Jil Strenger lebt seit mittlerweile elf Jahren auf der Insel. Eine Mutter-Kind-Kur führte sie nach Borkum. „Meiner Mutter hat es so gut gefallen, da sind wir einfach geblieben.“ Heute arbeitet sie im Familienunternehmen, das aus Pension, Kiosk und Reinigungsdienst besteht. Sara Hoffmann ist gelernte Erzieherin und mittlerweile ebenfalls bei den Strengers beschäftigt. „Wir sind beste Freundinnen“, geben die beiden Pfadfinderinnen offen zu.
Mit Herz und Leidenschaft gehen die jungen Frauen ihrem Ehrenamt nach. Bauen können sie auf ihre Familie und eine Handvoll Sponsoren. „Ohne sie geht es nicht“, richten die Beiden ihren Dank an die „Inselapotheke“, die „Dachdeckerei Lohmann“, die „Pension Souchong“ und den Rotaryclub.
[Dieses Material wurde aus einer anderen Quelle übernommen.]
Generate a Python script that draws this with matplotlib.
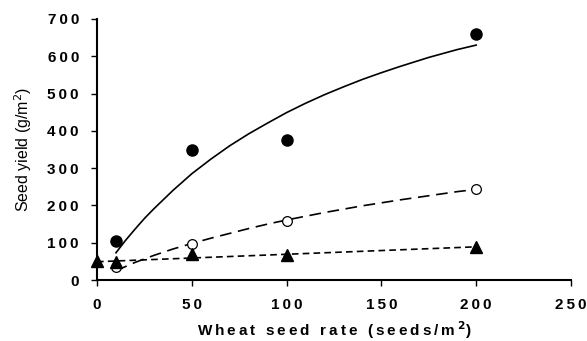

Grußwort von Stephan Schmidt
„Mach doch mal was draußen!“ So etwas in der Art sagen unzählige Eltern ihren Kindern, wenn diese mal wieder nur auf dem Sofa liegen, auf dem Handy scrollen oder am PC Ballerspiele zocken. Doch viele Kinder wissen heute gar nicht mehr, was sie „draußen“ anstellen sollen. Was macht man da überhaupt? Jil Strenger und Sara Hoffmann aus Borkum kennen Antworten. Und zwar jede Menge. Draußen zu sein und die Natur zu erleben, liegt ihnen im Blut. Sie sind Pfadfinderinnen aus Leidenschaft. Diese geben sie seit Anfang dieses Jahres an Kinder und Jugendliche weiter. Und zwar bei Wind und Wetter. Dass junge Menschen nicht nur Bock auf Bildschirme haben, zeigt sich an der Teilnehmerzahl: Ein Posting bei Facebook reichte aus, dass mittlerweile 28 Kinder und Jugendliche bei „Wölflingen“ und „Jungpfadfindern“ aktiv sind. Beeindruckend dabei ist, dass die beiden Frauen alles in Eigenregie aufgebaut haben. Sie zeigen: Manchmal braucht es nur Vorbilder, um junge Leute zu motivieren. Jils und Saras Begeisterung ist offensichtlich ansteckend.
Der gebürtige Rheiderländer Stephan Schmidt ist seit 2014 Chefredakteur der Ostfriesischen Nachrichten.